Her lawyers, Leigh Day, claim that “This is the first of hundreds of cases we intend to take against UK universities to try and reclaim some of the monies that students have paid and not received services for.”
Leigh Day have written to the Vice-Chancellor of Lancaster University saying that they are “taking legal action on behalf of Miss Olphin against Lancaster University for breach of her statutory rights under the Consumer Rights Act”.
They say that for a period of over two weeks Olphin missed out on a number of “lectures, workshops and other lecturer-led activities” to which she was “contractually entitled”.

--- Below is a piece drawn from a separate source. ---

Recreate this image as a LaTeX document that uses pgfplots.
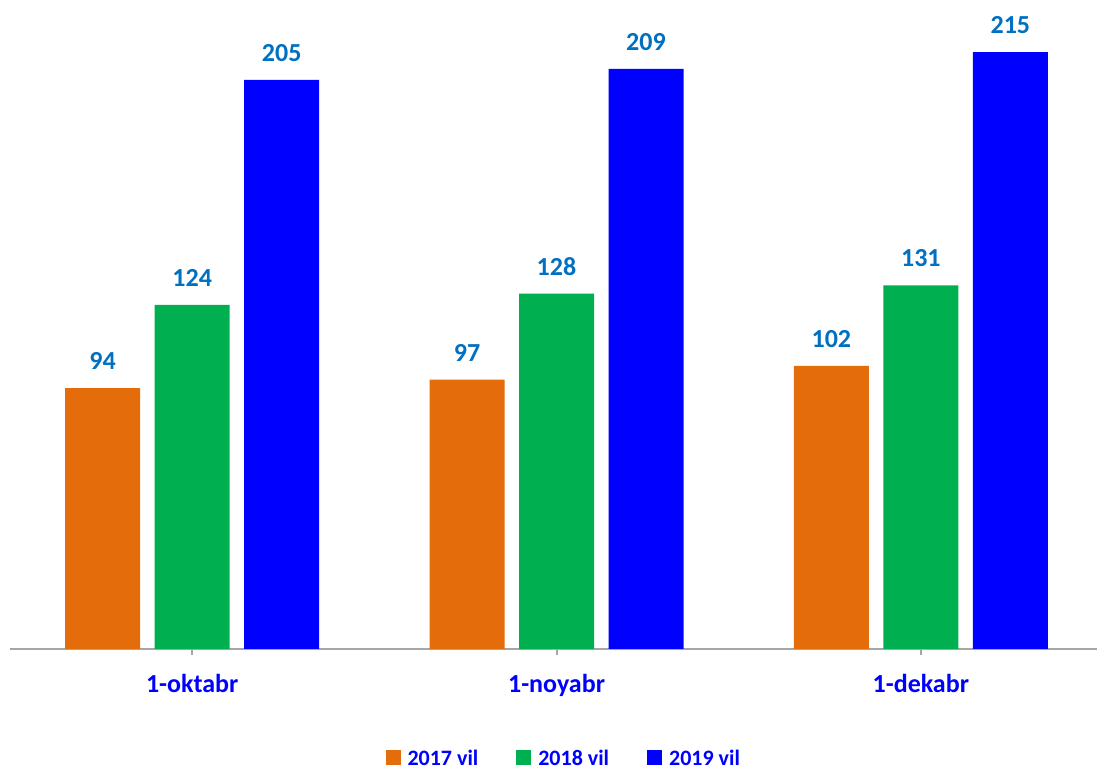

Olphin stressed that “Lancaster is not the only university affected. We intend to take this fight wherever students have been short-changed.”
To that end she has set up a CrowdJustice page here, where she hopes students will “band together” to finance a National Group Claim.
She said: “This case is about more than just pocket money for students. It is setting a precedent that if students are to be charged high fees for education, we deserve the same consumer rights given to anyone else.”
Leigh Day was established in 1987 by Martyn Day and Sarah Leigh. They claim on their website that “The firm’s ethos is to ensure that the ordinary person has just as good quality legal advice as our state bodies, insurers and multi-nationals.”
The Guardian has described them as “troublemakers who are a thorn in the side of multinationals”.
Olphin said: “Although I wholeheartedly support the lecturers’ strikes, I feel that students are being treated unfairly.
“Like most other students, I have come to university to learn, and the idea of paying university fees for tuition, whilst not getting what you paid for, strikes me, and most other students, as unjust.
“I’m fighting to hold the university authorities to account for their breach of contract with thousands of students. Together we have lost thousands of hours of teaching time that we have paid for.
“This campaign is not in opposition to striking lecturers. It is in support of students who have borne the brunt of a dispute that could have been resolved.”